Always make sure that your wishes are properly documented because the court will look at your will as the final proof of your wishes regarding your assets on your death. Remember - if you don't have a written will the courts will assess what is to happen to your assets and they will order the disposal of your assets in the way they believe is best. The problem is that this may not be according to your wishes; so make sure you look seriously at the making of a will at the earliest.
A will is a document containing your instructions and wishes as to how your property and assets are to be distributed after your death. Any person, of any age, should seriously consider a will at the earliest. A will should not only be for people who have reached an age where death is not far away. People die at all ages and a will is needed especially if you have assets and property to be allocated to those you wish to benefit.
A will is the expression of the person's wishes concerning how their property is to be distributed. It is a written statement, signed in compliance with the various formalities covered by legislation. It is a legal document containing the names of the people you want to benefit, as well as details of your possessions at the date of your death. The people you want to benefit are called beneficiaries.
Your property or possessions will include everything you own, such as your home, land, vehicles, bank accounts, benefits of insurance policies, furniture, boat, investments such as shares, personal jewellery, artwork, and so on. A will is the only way you can ensure your assets will be distributed according to your wishes after your death.
A valid will is a will that is accepted by the court and put into effect by the court granting what is known as probate. Probate is approval or acceptance by the court of how your assets are to be dealt with.
A valid will must have the following features:
If your will is not made in this manner then the court may not accept it and it would be unenforceable (the courts will not enforce it). The court has discretion to grant probate (probate is confirmation that the will is valid and accepted) and your possessions could be disposed of as if you hadn't made a will at all. When the court exercises this discretion, it has to be satisfied that the document sets out clearly how you wanted your assets to be allocated or distributed.
Most people know that they need to put together a will sometime before they die. Unfortunately, the majority of people don't have a will. They don't think about writing up a will until they are past the age of 50.
Writing a will doesn't need to be expensive. Once it is done you can rest easy, knowing that your wishes will be followed after your death. Most wills can be composed quite simply. Others are more complex and involve more people, substantial assets, and cash. These wills should be discussed with lawyers who specialise in this area.
While a will is not critical if you do not possess much (e.g. property for distributions), you may have personal items such as jewellery, manuscripts, or trophies that you want to be left to specific people. Having a will clarifies this and saves any arguments later on.
If your estate, possession and property are valuable, you should ensure that a will sets out your wishes and instructions clearly. It might be inconvenient for you to set up a Will while you are alive, but it could save arguments and fighting amongst your beneficiaries.

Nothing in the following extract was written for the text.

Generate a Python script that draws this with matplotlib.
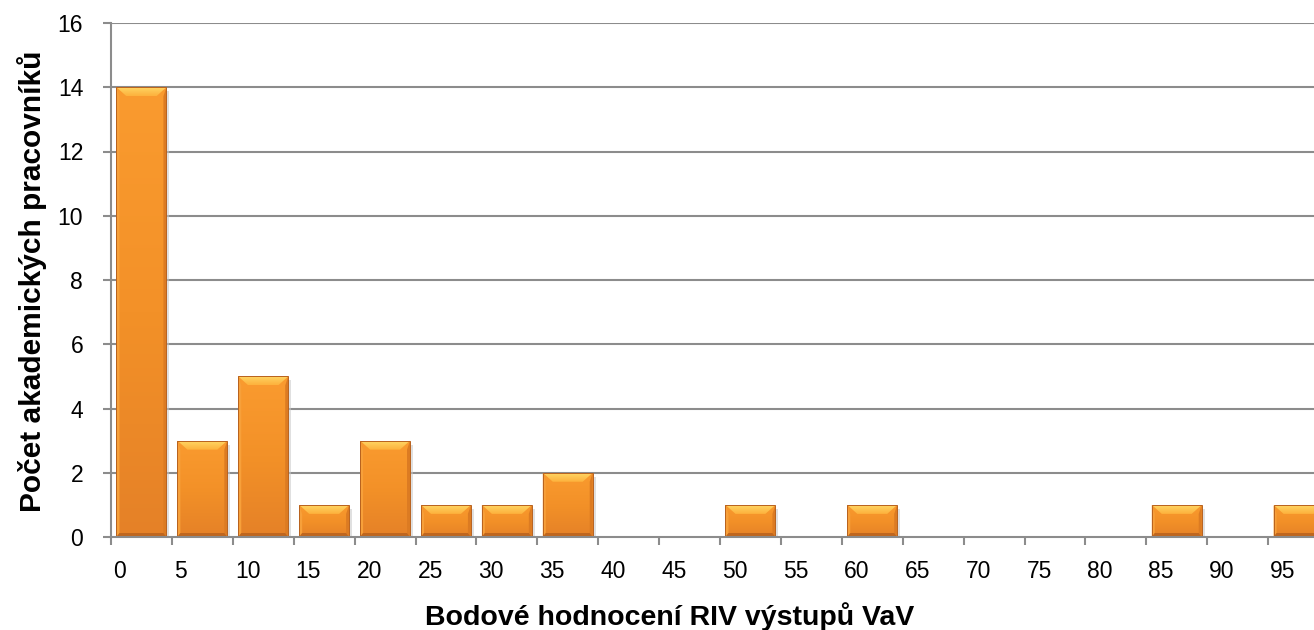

If a person dies without making a will then the rules according to law will apply. If you die without a will the term is; you have died "intestate". If you die intestate then the court rules on how things are done, how your property is distributed, and who the beneficiaries would be. It may not be according to your wishes, so dying intestate is not a good position to be in as far as your beneficiaries are concerned.
Because most of us don't know when we are going to die, we should approach the drafting of a will as if we haven't many days left on this earth. This is important because it saves arguments amongst family members and beneficiaries after your death.
The following are a few examples of what could happen if you died in testate. You may not be particularly happy about some of them.
There are a number of reasons why you should make a will as soon as you can.
To protect your loved ones.
Making a will is one of the only ways to be certain that your lifetime's work and assets, built up over the years, are passed on to the people you want. It provides security for your family and those you are responsible for. Most of your life would be spent building up your assets. These may consist of home, car, insurance policies and other investments, etc. You will want those assets to go to the people you choose, rather than to someone else.
Smooth transfer of assets.
Having a will enables your assets to be transferred smoothly on your death. You need to prepare a detailed list of your assets, as well as your personal goals before putting your plan in place. Your ultimate plan will involve investment advice and planning, so that there is a provision for the orderly transfer of your assets.
To secure your children's future.
If you have children (under adult age), you may wish to nominate guardians and make arrangements for their upkeep and education.
For a second marriage.
If you are currently in your second marriage, you need a will to protect the members of your new family. A marriage generally invalidates any will made prior to the date of marriage, so unless you have a new will including reference to your new family, your new family may not get the protection you want.
De facto relationship.
If you die without a Will your partner could stand to lose assets and mementos that rightly belong to him/her. A de facto spouse does not have an automatic entitlement to your estate if you die without a will. Strangely enough, a divorced former spouse can still inherit your estate because a divorce does not automatically cancel a will.